+++ INFORMATION PROVIDED +++

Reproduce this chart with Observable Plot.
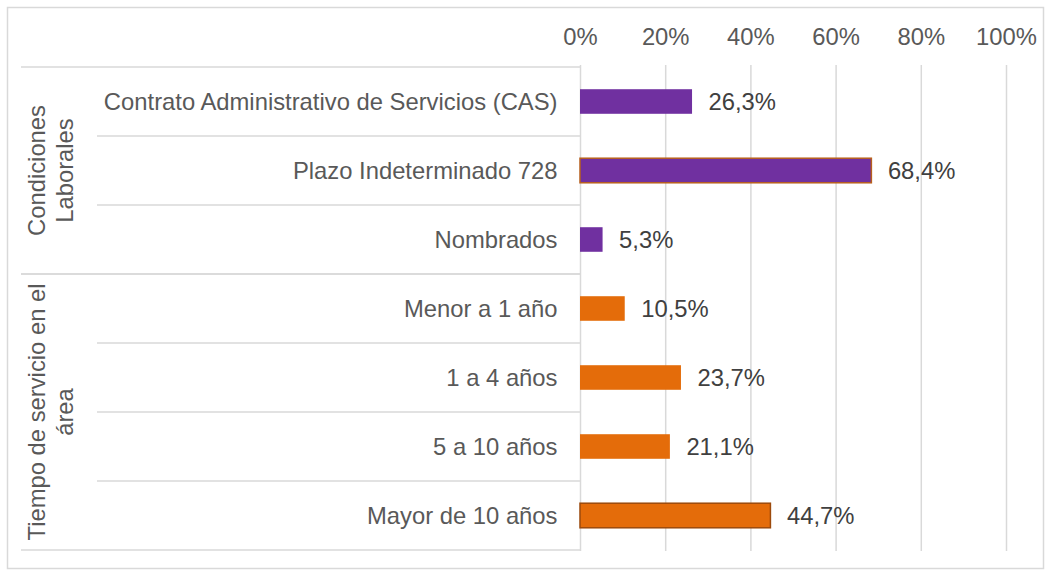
<!DOCTYPE html>
<html>
<head>
<meta charset="utf-8">
<script src="https://cdn.jsdelivr.net/npm/d3@7"></script>
<script src="https://cdn.jsdelivr.net/npm/@observablehq/plot@0.6"></script>
<style>
  body { margin: 0; background: #fff; }
  #chart svg { display: block; }
</style>
</head>
<body>
<div id="chart"></div>
<script>
// ---- Data ----
const categories = [
  "Contrato Administrativo de Servicios (CAS)",
  "Plazo Indeterminado 728",
  "Nombrados",
  "Menor a 1 año",
  "1 a 4 años",
  "5 a 10 años",
  "Mayor de 10 años"
];
const values = [26.3, 68.4, 5.3, 10.5, 23.7, 21.1, 44.7];
const groups = [
  "Condiciones Laborales", "Condiciones Laborales", "Condiciones Laborales",
  "Tiempo de servicio en el área", "Tiempo de servicio en el área",
  "Tiempo de servicio en el área", "Tiempo de servicio en el área"
];
const groupNames = ["Condiciones Laborales", "Tiempo de servicio en el área"];
const groupLabelLines = [["Condiciones", "Laborales"], ["Tiempo de servicio en el", "área"]];
const xTicks = [0, 20, 40, 60, 80, 100];

// ---- Styles ----
const groupFill = ["#7030a0", "#e46c0a"];
const groupHighlightStroke = ["#b8601e", "#9c4a0c"];
const gridColor = "#d9d9d9";
const textColor = "#595959";
const valueColor = "#404040";

const data = categories.map((c, i) => ({category: c, value: values[i], group: groups[i]}));
const maxByGroup = d3.rollup(data, v => d3.max(v, d => d.value), d => d.group);
const fmt = v => v.toFixed(1).replace(".", ",") + "%";

const W = 1051, H = 576;
const mTop = 65, mBottom = 25, mLeft = 580, mRight = 45;
const step = (H - mTop - mBottom) / categories.length;
const barH = 25;
const inset = (step - barH) / 2;

const plot = Plot.plot({
  width: W, height: H,
  marginTop: mTop, marginBottom: mBottom, marginLeft: mLeft, marginRight: mRight,
  style: {fontFamily: "Arial, 'Liberation Sans', sans-serif", fontSize: "23.8px", color: textColor, background: "#fff", overflow: "visible"},
  x: {domain: [0, 100]},
  y: {domain: categories, padding: 0},
  color: {domain: groupNames, range: groupFill},
  marks: [
    Plot.gridX(xTicks, {stroke: gridColor, strokeOpacity: 1, strokeWidth: 1.5}),
    Plot.axisX(xTicks, {anchor: "top", tickSize: 0, tickPadding: 21, label: null, tickFormat: d => d + "%", fill: textColor}),
    Plot.axisY({anchor: "left", tickSize: 0, tickPadding: 23, label: null, fill: textColor}),
    Plot.barX(data, {y: "category", x: "value", fill: "group", insetTop: inset, insetBottom: inset}),
    ...groupNames.map((g, gi) => Plot.barX(data.filter(d => d.group === g && d.value === maxByGroup.get(g)), {
      y: "category", x: "value", fill: "none", stroke: groupHighlightStroke[gi], strokeWidth: 1.5,
      insetTop: inset, insetBottom: inset
    })),
    Plot.text(data, {y: "category", x: "value", text: d => fmt(d.value), textAnchor: "start", dx: 16, fill: valueColor})
  ]
});

// ---- Decorations derived from Plot's scales ----
const svg = d3.select(plot);
const y = plot.scale("y");
const x = plot.scale("x");
const x0 = x.apply(0);
const deco = svg.append("g");

// outer border
deco.append("rect")
  .attr("x", 7.5).attr("y", 7.5).attr("width", W - 15).attr("height", H - 15)
  .attr("fill", "none").attr("stroke", gridColor).attr("stroke-width", 1.5);

groupNames.forEach((g, gi) => {
  const cats = categories.filter((c, i) => groups[i] === g);
  const top = y.apply(cats[0]);
  const bottom = y.apply(cats[cats.length - 1]) + y.step;
  [top, bottom].forEach(yy => {
    deco.append("line").attr("x1", 21).attr("x2", x0).attr("y1", yy).attr("y2", yy)
      .attr("stroke", gridColor).attr("stroke-width", 1.5);
  });
  cats.slice(1).forEach(c => {
    const yy = y.apply(c);
    deco.append("line").attr("x1", 97).attr("x2", x0).attr("y1", yy).attr("y2", yy)
      .attr("stroke", gridColor).attr("stroke-width", 1.5);
  });
  const cy = (top + bottom) / 2;
  groupLabelLines[gi].forEach((line, li) => {
    deco.append("text")
      .attr("transform", `translate(${45 + li * 28},${cy}) rotate(-90)`)
      .attr("text-anchor", "middle")
      .attr("fill", textColor)
      .text(line);
  });
});

document.getElementById("chart").appendChild(plot);
</script>
</body>
</html>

+++

* GIVEN PROBLEM: Print out the lines exactly, skipping any picture.

* WORKED SOLUTION:
Reproduce this chart with Observable Plot.
<!DOCTYPE html>
<html>
<head>
<meta charset="utf-8">
<script src="https://cdn.jsdelivr.net/npm/d3@7"></script>
<script src="https://cdn.jsdelivr.net/npm/@observablehq/plot@0.6"></script>
<style>
  body { margin: 0; background: #fff; }
  #chart svg { display: block; }
</style>
</head>
<body>
<div id="chart"></div>
<script>
// ---- Data ----
const categories = [
  "Contrato Administrativo de Servicios (CAS)",
  "Plazo Indeterminado 728",
  "Nombrados",
  "Menor a 1 año",
  "1 a 4 años",
  "5 a 10 años",
  "Mayor de 10 años"
];
const values = [26.3, 68.4, 5.3, 10.5, 23.7, 21.1, 44.7];
const groups = [
  "Condiciones Laborales", "Condiciones Laborales", "Condiciones Laborales",
  "Tiempo de servicio en el área", "Tiempo de servicio en el área",
  "Tiempo de servicio en el área", "Tiempo de servicio en el área"
];
const groupNames = ["Condiciones Laborales", "Tiempo de servicio en el área"];
const groupLabelLines = [["Condiciones", "Laborales"], ["Tiempo de servicio en el", "área"]];
const xTicks = [0, 20, 40, 60, 80, 100];

// ---- Styles ----
const groupFill = ["#7030a0", "#e46c0a"];
const groupHighlightStroke = ["#b8601e", "#9c4a0c"];
const gridColor = "#d9d9d9";
const textColor = "#595959";
const valueColor = "#404040";

const data = categories.map((c, i) => ({category: c, value: values[i], group: groups[i]}));
const maxByGroup = d3.rollup(data, v => d3.max(v, d => d.value), d => d.group);
const fmt = v => v.toFixed(1).replace(".", ",") + "%";

const W = 1051, H = 576;
const mTop = 65, mBottom = 25, mLeft = 580, mRight = 45;
const step = (H - mTop - mBottom) / categories.length;
const barH = 25;
const inset = (step - barH) / 2;

const plot = Plot.plot({
  width: W, height: H,
  marginTop: mTop, marginBottom: mBottom, marginLeft: mLeft, marginRight: mRight,
  style: {fontFamily: "Arial, 'Liberation Sans', sans-serif", fontSize: "23.8px", color: textColor, background: "#fff", overflow: "visible"},
  x: {domain: [0, 100]},
  y: {domain: categories, padding: 0},
  color: {domain: groupNames, range: groupFill},
  marks: [
    Plot.gridX(xTicks, {stroke: gridColor, strokeOpacity: 1, strokeWidth: 1.5}),
    Plot.axisX(xTicks, {anchor: "top", tickSize: 0, tickPadding: 21, label: null, tickFormat: d => d + "%", fill: textColor}),
    Plot.axisY({anchor: "left", tickSize: 0, tickPadding: 23, label: null, fill: textColor}),
    Plot.barX(data, {y: "category", x: "value", fill: "group", insetTop: inset, insetBottom: inset}),
    ...groupNames.map((g, gi) => Plot.barX(data.filter(d => d.group === g && d.value === maxByGroup.get(g)), {
      y: "category", x: "value", fill: "none", stroke: groupHighlightStroke[gi], strokeWidth: 1.5,
      insetTop: inset, insetBottom: inset
    })),
    Plot.text(data, {y: "category", x: "value", text: d => fmt(d.value), textAnchor: "start", dx: 16, fill: valueColor})
  ]
});

// ---- Decorations derived from Plot's scales ----
const svg = d3.select(plot);
const y = plot.scale("y");
const x = plot.scale("x");
const x0 = x.apply(0);
const deco = svg.append("g");

// outer border
deco.append("rect")
  .attr("x", 7.5).attr("y", 7.5).attr("width", W - 15).attr("height", H - 15)
  .attr("fill", "none").attr("stroke", gridColor).attr("stroke-width", 1.5);

groupNames.forEach((g, gi) => {
  const cats = categories.filter((c, i) => groups[i] === g);
  const top = y.apply(cats[0]);
  const bottom = y.apply(cats[cats.length - 1]) + y.step;
  [top, bottom].forEach(yy => {
    deco.append("line").attr("x1", 21).attr("x2", x0).attr("y1", yy).attr("y2", yy)
      .attr("stroke", gridColor).attr("stroke-width", 1.5);
  });
  cats.slice(1).forEach(c => {
    const yy = y.apply(c);
    deco.append("line").attr("x1", 97).attr("x2", x0).attr("y1", yy).attr("y2", yy)
      .attr("stroke", gridColor).attr("stroke-width", 1.5);
  });
  const cy = (top + bottom) / 2;
  groupLabelLines[gi].forEach((line, li) => {
    deco.append("text")
      .attr("transform", `translate(${45 + li * 28},${cy}) rotate(-90)`)
      .attr("text-anchor", "middle")
      .attr("fill", textColor)
      .text(line);
  });
});

document.getElementById("chart").appendChild(plot);
</script>
</body>
</html>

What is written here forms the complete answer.